Après avoir promis dimanche de se « battre pour chaque vote », Boris Johnson doit faire campagne lundi dans le nord du pays, pour y répéter que la seule manière de réaliser le Brexit est d’opter pour une majorité conservatrice. Il reste « trois jours pour sortir de l’impasse », doit-il déclarer lors d’un discours à Sunderland, ville qui abrite une usine géante du constructeur automobile japonais Nissan, selon des extraits diffusés par ses services.
« L’impact de cette élection se fera ressentir pour les décennies à venir », a-t-il encore souligné dans une lettre ouverte publiée par le Sunday Telegraph.
Boris Johnson espère décrocher la majorité qui lui a fait défaut pour pouvoir faire adopter par le Parlement l’accord de Brexit qu’il a négocié avec Bruxelles. Le leader conservateur de 55 ans promet qu’après trois reports du Brexit, le Royaume-Uni quittera l’Union européenne le 31 janvier.
Fractures
Sa prédécesseure Theresa May, qui avait également fait le pari de convoquer des élections en 2017 pour asseoir sa légitimité, était également donnée en tête dans les enquêtes d’opinion jusqu’au bout de la campagne. Elle n’avait finalement pas obtenu la majorité absolue à la Chambre des communes, plongeant encore plus son pays dans la crise.

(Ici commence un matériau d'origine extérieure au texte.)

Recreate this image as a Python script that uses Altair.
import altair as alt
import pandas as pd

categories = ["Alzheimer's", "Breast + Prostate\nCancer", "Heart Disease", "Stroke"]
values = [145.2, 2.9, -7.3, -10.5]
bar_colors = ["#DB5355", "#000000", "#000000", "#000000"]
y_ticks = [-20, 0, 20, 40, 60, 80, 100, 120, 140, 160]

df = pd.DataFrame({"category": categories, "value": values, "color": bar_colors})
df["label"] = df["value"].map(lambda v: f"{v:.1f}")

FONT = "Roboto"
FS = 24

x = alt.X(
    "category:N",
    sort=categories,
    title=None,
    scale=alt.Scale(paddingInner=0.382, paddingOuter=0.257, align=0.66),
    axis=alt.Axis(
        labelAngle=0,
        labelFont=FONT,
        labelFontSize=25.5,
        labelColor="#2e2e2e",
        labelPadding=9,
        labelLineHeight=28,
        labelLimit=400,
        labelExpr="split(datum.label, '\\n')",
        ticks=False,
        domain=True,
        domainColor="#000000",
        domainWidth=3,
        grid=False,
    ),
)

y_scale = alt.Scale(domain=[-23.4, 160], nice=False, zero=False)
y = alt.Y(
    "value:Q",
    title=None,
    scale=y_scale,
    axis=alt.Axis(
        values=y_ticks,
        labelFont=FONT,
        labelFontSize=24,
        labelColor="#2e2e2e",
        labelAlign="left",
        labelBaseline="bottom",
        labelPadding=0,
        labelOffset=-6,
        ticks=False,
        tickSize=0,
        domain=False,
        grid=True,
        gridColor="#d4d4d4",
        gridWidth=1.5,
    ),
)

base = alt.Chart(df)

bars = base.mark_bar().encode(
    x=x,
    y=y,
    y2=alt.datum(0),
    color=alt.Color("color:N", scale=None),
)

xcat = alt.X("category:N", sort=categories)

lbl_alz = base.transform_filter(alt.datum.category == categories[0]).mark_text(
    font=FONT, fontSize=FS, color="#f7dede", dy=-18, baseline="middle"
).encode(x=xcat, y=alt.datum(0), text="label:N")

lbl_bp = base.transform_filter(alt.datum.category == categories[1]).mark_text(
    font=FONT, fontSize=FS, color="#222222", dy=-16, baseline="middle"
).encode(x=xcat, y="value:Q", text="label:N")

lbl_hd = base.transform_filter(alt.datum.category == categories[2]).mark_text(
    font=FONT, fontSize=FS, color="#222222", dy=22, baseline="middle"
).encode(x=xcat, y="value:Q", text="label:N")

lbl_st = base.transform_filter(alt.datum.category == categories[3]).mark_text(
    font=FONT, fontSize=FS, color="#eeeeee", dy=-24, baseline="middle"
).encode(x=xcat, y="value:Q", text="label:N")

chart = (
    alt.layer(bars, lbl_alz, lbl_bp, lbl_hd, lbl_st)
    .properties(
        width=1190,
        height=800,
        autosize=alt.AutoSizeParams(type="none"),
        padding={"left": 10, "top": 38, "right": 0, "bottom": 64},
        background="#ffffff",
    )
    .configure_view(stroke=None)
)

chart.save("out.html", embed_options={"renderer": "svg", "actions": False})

Accusé de s’être dérobé à un redoutable intervieweur de la BBC qui voulait le cuisiner sur la confiance que les Britanniques peuvent accorder à un dirigeant épinglé pour de multiples mensonges, Boris Johnson se voit reprocher de nombreuses annonces biaisées: 40 nouveaux hôpitaux dont seuls six sont financés, effectifs supplémentaires dans la police qui ne viennent que compenser les précédentes suppressions…
Face à lui, le chef du parti travailliste Jeremy Corbyn, vétéran socialiste de 70 ans bien plus à gauche que ses prédécesseurs, mène une campagne radicale, promettant nationalisations et investissements massifs dans les services publics.

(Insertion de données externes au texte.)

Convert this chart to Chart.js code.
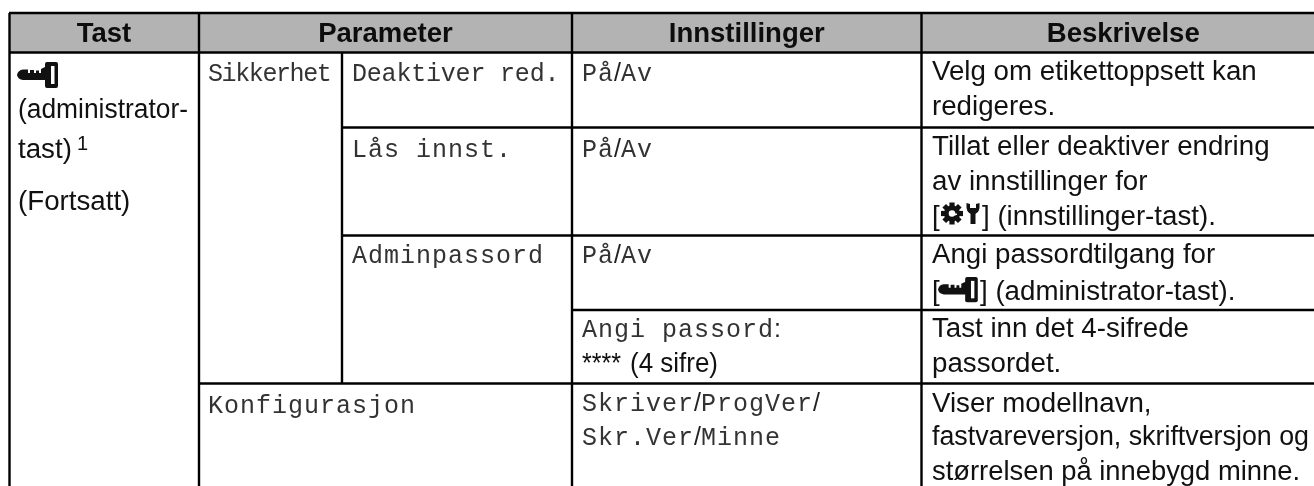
<!DOCTYPE html>
<html><head><meta charset="utf-8">
<script src="https://cdn.jsdelivr.net/npm/chart.js@4/dist/chart.umd.min.js"></script>
<style>html,body{margin:0;padding:0;background:#fff;overflow:hidden}canvas{display:block}</style>
</head><body><canvas id="c" width="1314" height="486"></canvas>
<script>
const headers = ['Tast','Parameter','Innstillinger','Beskrivelse'];
const headerSpans = [[9,199],[199,572],[572,921.5],[921.5,1325]];
const hRules = [[13,9,1314],[52.5,9,1314],[127.5,342,1314],[235.5,342,1314],[310,572,1314],[383.5,199,1314]];
const vRules = [[9.5,13,486],[199,13,486],[342,52.5,383.5],[572,13,486],[921.5,13,486]];
const sans = 'Liberation Sans', mono = 'Liberation Mono';
// each text line: left, baseline, runs (s = sans, m = mono, l = slash), optional width limit, optional mono letter spacing
const textLines = [
 [18,118,[['s','(administrator-']],170],
 [18,158,[['s','tast)']]],
 [18,210,[['s','(Fortsatt)']]],
 [208,81,[['m','Sikkerhet']],0,-2.4],
 [352,81,[['m','Deaktiver red.']],0,-1.2],
 [352,157,[['m','Lås innst.']]],
 [352,263,[['m','Adminpassord']]],
 [208,413,[['m','Konfigurasjon']]],
 [582,81,[['m','På'],['l','/'],['m','Av']]],
 [582,157,[['m','På'],['l','/'],['m','Av']]],
 [582,263,[['m','På'],['l','/'],['m','Av']]],
 [582,337,[['m','Angi passord'],['l',':']]],
 [582,372,[['s','****']],39],
 [630,372,[['s','(4 sifre)']],88],
 [582,411,[['m','Skriver'],['l','/'],['m','ProgVer'],['l','/']]],
 [582,445,[['m','Skr.Ver'],['l','/'],['m','Minne']]],
 [932,80,[['s','Velg om etikettoppsett kan']]],
 [932,115,[['s','redigeres.']]],
 [932,155,[['s','Tillat eller deaktiver endring']]],
 [932,190,[['s','av innstillinger for']]],
 [932,225,[['s','[']]],
 [982,225,[['s','] (innstillinger-tast).']]],
 [932,263,[['s','Angi passordtilgang for']]],
 [932,300,[['s','[']]],
 [980,300,[['s','] (administrator-tast).']]],
 [932,337,[['s','Tast inn det 4-sifrede']]],
 [932,372,[['s','passordet.']]],
 [932,412,[['s','Viser modellnavn,']]],
 [932,445,[['s','fastvareversjon, skriftversjon og']],377],
 [932,480,[['s','størrelsen på innebygd minne.']],368]
];
const superscripts = [[77,150,'1']];
const keyIcons = [[17,62,1],[938,277,0.97]];
const gearIcons = [[941,203]];

function drawKey(ctx,x,y,s){
  ctx.save();ctx.translate(x,y);ctx.scale(s,s);ctx.fillStyle='#111';
  ctx.beginPath();ctx.moveTo(0,13);ctx.quadraticCurveTo(1,8,6,7.5);ctx.lineTo(11,7.5);ctx.lineTo(11,11);ctx.lineTo(24,11);ctx.lineTo(24,7);ctx.lineTo(30,4);ctx.lineTo(30,18);ctx.lineTo(6,18);ctx.quadraticCurveTo(1,17.5,0,13);ctx.fill();
  ctx.fillRect(13,8,4,4);ctx.fillRect(19,8.5,3,3);
  ctx.beginPath();ctx.roundRect(28,0,13,26,2);ctx.fill();
  ctx.fillStyle='#fff';ctx.fillRect(34,4,3.5,18);
  ctx.restore();
}
function drawGear(ctx,x,y){
  ctx.save();ctx.translate(x,y);ctx.fillStyle='#111';
  for(let i=0;i<8;i++){ctx.save();ctx.translate(11,10.5);ctx.rotate(i*Math.PI/4);ctx.fillRect(-2.6,-11,5.2,6);ctx.restore();}
  ctx.beginPath();ctx.arc(11,10.5,8,0,7);ctx.arc(11,10.5,3.3,0,7,true);ctx.fill('evenodd');
  ctx.fillRect(29.5,8,5,13);
  ctx.beginPath();ctx.moveTo(25.5,0);ctx.lineTo(25.5,5);ctx.quadraticCurveTo(26.5,11,32,11);ctx.quadraticCurveTo(37.5,11,38.5,5);ctx.lineTo(38.5,0);ctx.lineTo(35,1);ctx.lineTo(35,5);ctx.lineTo(29,5);ctx.lineTo(29,1);ctx.closePath();ctx.fill();
  ctx.restore();
}
const tablePlugin = {id:'table',afterDatasetsDraw(chart){
  const {ctx,scales:{x,y}}=chart;
  ctx.save();ctx.textBaseline='alphabetic';
  ctx.fillStyle='#0d0d0d';
  headers.forEach((h,i)=>{
    ctx.font='bold 27.5px "'+sans+'"';ctx.textAlign='center';
    ctx.fillText(h,x.getPixelForValue((headerSpans[i][0]+headerSpans[i][1])/2),y.getPixelForValue(41.5));
  });
  ctx.textAlign='left';
  textLines.forEach(([cx,by,runs,limit,spacing])=>{
    let px=x.getPixelForValue(cx);
    runs.forEach(([f,t])=>{
      if(f==='m'){ctx.font='25px "'+mono+'"';ctx.letterSpacing=(1+(spacing||0))+'px';ctx.fillStyle='#333';}
      else if(f==='l'){ctx.font='25px "'+sans+'"';ctx.letterSpacing='0px';ctx.fillStyle='#222';}
      else{ctx.font='27.7px "'+sans+'"';ctx.letterSpacing='0px';ctx.fillStyle='#111';}
      if(limit) ctx.fillText(t,px,y.getPixelForValue(by),limit);
      else ctx.fillText(t,px,y.getPixelForValue(by));
      px+=ctx.measureText(t).width;
    });
  });
  ctx.letterSpacing='0px';ctx.fillStyle='#111';
  superscripts.forEach(([a,b,t])=>{ctx.font='20px "'+sans+'"';ctx.fillText(t,x.getPixelForValue(a),y.getPixelForValue(b));});
  keyIcons.forEach(([a,b,s])=>drawKey(ctx,x.getPixelForValue(a),y.getPixelForValue(b),s));
  gearIcons.forEach(([a,b])=>drawGear(ctx,x.getPixelForValue(a),y.getPixelForValue(b)));
  ctx.restore();
}};
const ruleStyle={borderColor:'#000',borderWidth:2.4,pointRadius:0,showLine:true,fill:false,tension:0};
const datasets=[
 {data:[{x:9,y:52.5},{x:1314,y:52.5}],borderWidth:0,pointRadius:0,showLine:true,backgroundColor:'#b3b3b3',fill:{value:13},order:5},
 ...hRules.map(([yy,a,b])=>({...ruleStyle,data:[{x:a,y:yy},{x:b,y:yy}]})),
 ...vRules.map(([xx,a,b])=>({...ruleStyle,data:[{x:xx,y:a},{x:xx,y:b}]}))
];
new Chart(document.getElementById('c'),{type:'scatter',data:{datasets},plugins:[tablePlugin],options:{
 responsive:false,animation:false,layout:{padding:0},
 plugins:{legend:{display:false},tooltip:{enabled:false},title:{display:false}},
 scales:{x:{type:'linear',display:false,min:0,max:1314},y:{type:'linear',display:false,min:0,max:486,reverse:true}}
}});
</script></body></html>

Pour guérir les fractures qui secouent le pays depuis trois ans, il veut renégocier un accord de sortie de l’Union européenne qui maintiendrait des liens étroits avec les 27, qu’il soumettrait à un nouveau référendum proposant comme alternative le maintien dans l’UE. Une position qui lui vaut d’être critiqué pour son manque de clarté.
Mais avec un parti libéral-démocrate dont la promesse d’annuler purement et simplement le Brexit suscite, selon les sondages, bien peu d’enthousiasme, le vote travailliste peut apparaître pour beaucoup comme le seul susceptible de permettre d’empêcher le Royaume-Uni de quitter l’Union européenne.
Alliance
Le camp du « leave », lui, est uni derrière Johnson, qui a reçu jeudi le ralliement de quatre eurodéputés du parti du Brexit de l’europhobe Nigel Farage, voyant le vote conservateur comme le seul moyen d’écarter le maintien dans l’Union européenne.
Malgré son retard dans les sondages, les espoirs de Jeremy Corbyn demeurent. Si les conservateurs échouent à obtenir la majorité, le leader travailliste pourrait remporter les clés du 10 Downing Street au gré d’une alliance avec les indépendantistes écossais du SNP, farouchement opposés au Brexit.
La campagne a vu resurgir les accusations d’antisémitisme au sein du Labour, au point que selon le Daily Mail, le centre Simon Wiesenthal a désigné dimanche Jeremy Corbyn comme la personne la plus antisémite de l’année, avertissant que le Royaume-Uni deviendrait un Etat « paria » s’il remportait les élections.
Le mois dernier, le grand rabbin du Royaume-Uni avait lancé une lourde charge contre Corbyn et son incapacité à éradiquer le « poison » de l’antisémitisme au sein de son parti, appelant les électeurs à « voter en conscience ».
Dans une campagne marquée, comme en 2017, par un attentat jihadiste meurtrier à London Bridge, le père de l’une des deux victimes a reproché à Boris Johnson de faire campagne sur la mort de son fils, engagé dans la réinsertion des détenus. Dans une série de tweets, David Merrit a appelé le Royaume-Uni à se « réveiller »: « cet homme est une escroquerie. C’est le pire d’entre nous et il vous promène ».